That was just the start.

Giudice, 49, who today serves on Rohnert Park’s Planning Commission, and has a profound interest in the types of business that come to the city, has opened 10 restaurants throughout Marin and Sonoma counties since his days as a bus boy.

It was not out of the ordinary in his heydays as a server for him to wait on real estate big wigs, politicians and leaders of the counterculture, people such as Hunter S. Thompson, whom he waited on at Ristorante Lucca in Mill Valley, which has since closed.

“I met a lot of really cool people at Ristorante Lucca and I waited on a lot of crazy people,” Giudice said. “I can remember waiting on David Crosby and Hunter S. Thompson when they rolled in, probably on one of their three-day binges, and I had to drive them home later on that evening.”

Thompson, the iconic drunk, perhaps only rivaled by poet Charles Bukowski, told Giudice something that would forever stick with him, he said.

“I have a 1972 Toyota Celica, and I have to get both of them in the back seat, and take them home. There’s no cab service in Mill Valley at this point, and Hunter S. Thompson tells me one of the greatest things anybody ever told me, he said ‘go down to the edge of reality, and take a right.’”
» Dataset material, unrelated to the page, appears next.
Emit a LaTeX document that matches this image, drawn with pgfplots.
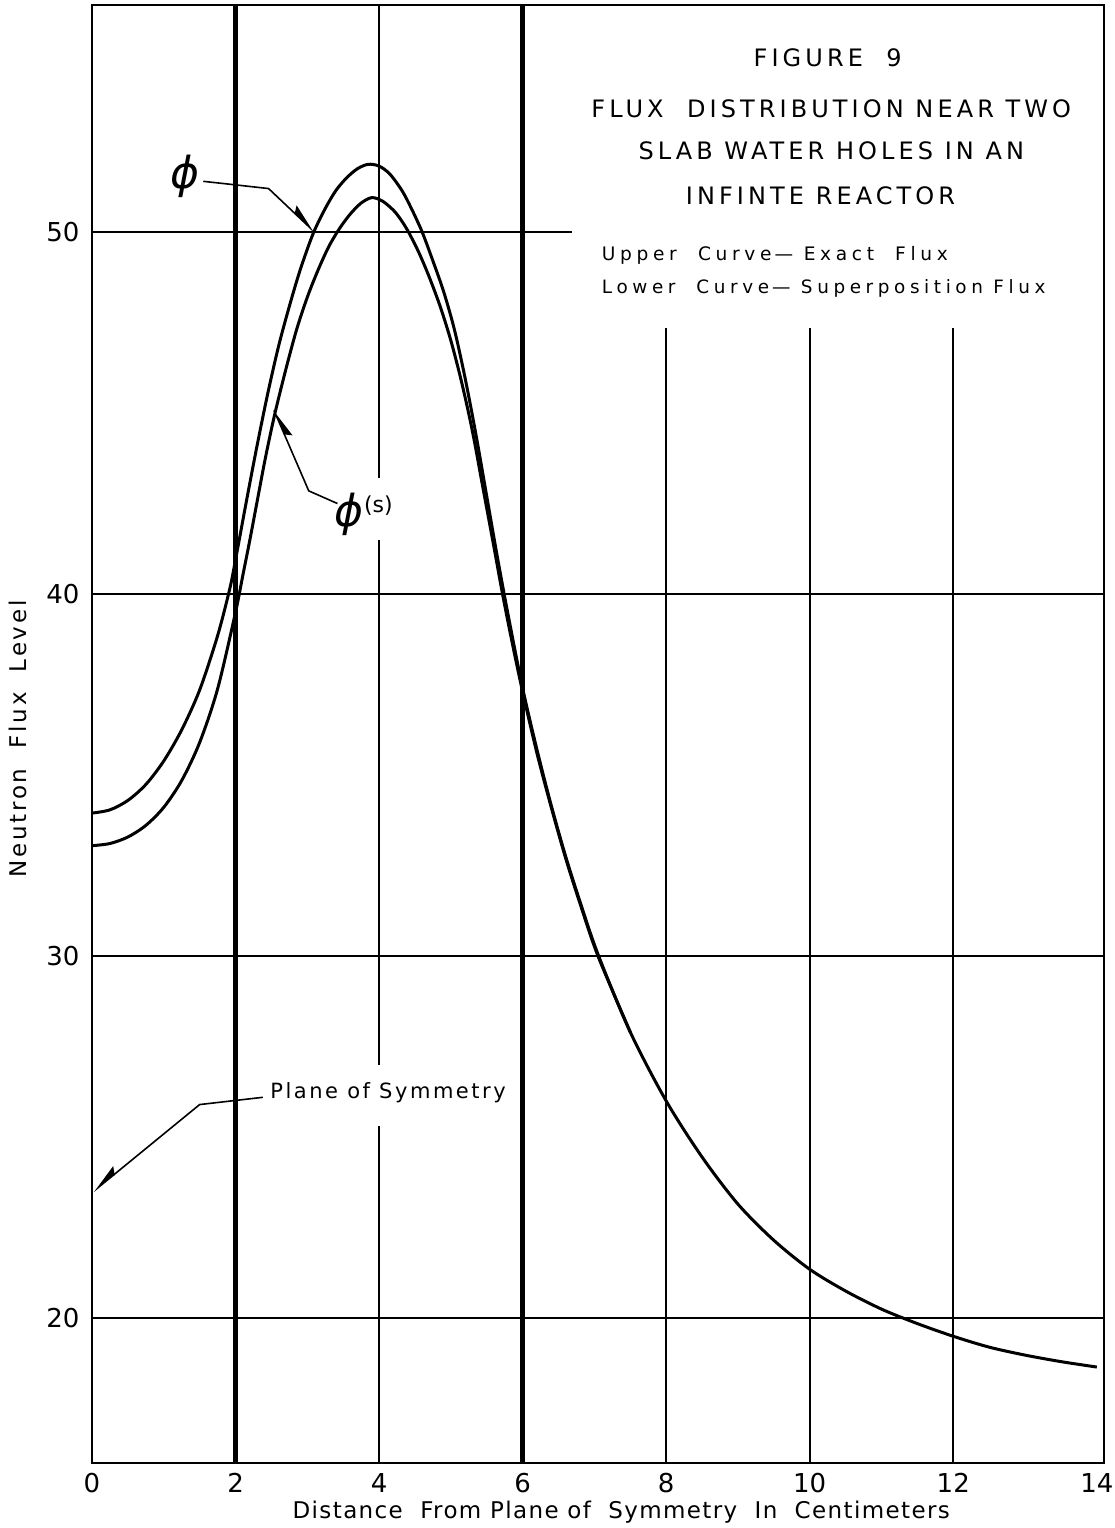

“But I met a lot of other people too. I can remember Marty Balin from Jefferson Airplane buying me a drink on my 21st birthday, I went to Jeff Watson of Night Ranger’s wedding and I became very good friends with Steve Perry from Journey.”

Giudice was supposed to be a lawyer — it’s what he was groomed for. But, lawyers have big egos. Giudice used more colorful language to describe them, you get the point. He wanted to be a chef.

"My father was not very happy about it," he said.

After working for a couple more Marin County Italian spots, Giudice said he didn’t want to work for anyone else. He opened up his first place of his own, named after his grandmother — called Pappalardo’s Gastronomia, what Giudice dubbed an old school Italian delicatessen.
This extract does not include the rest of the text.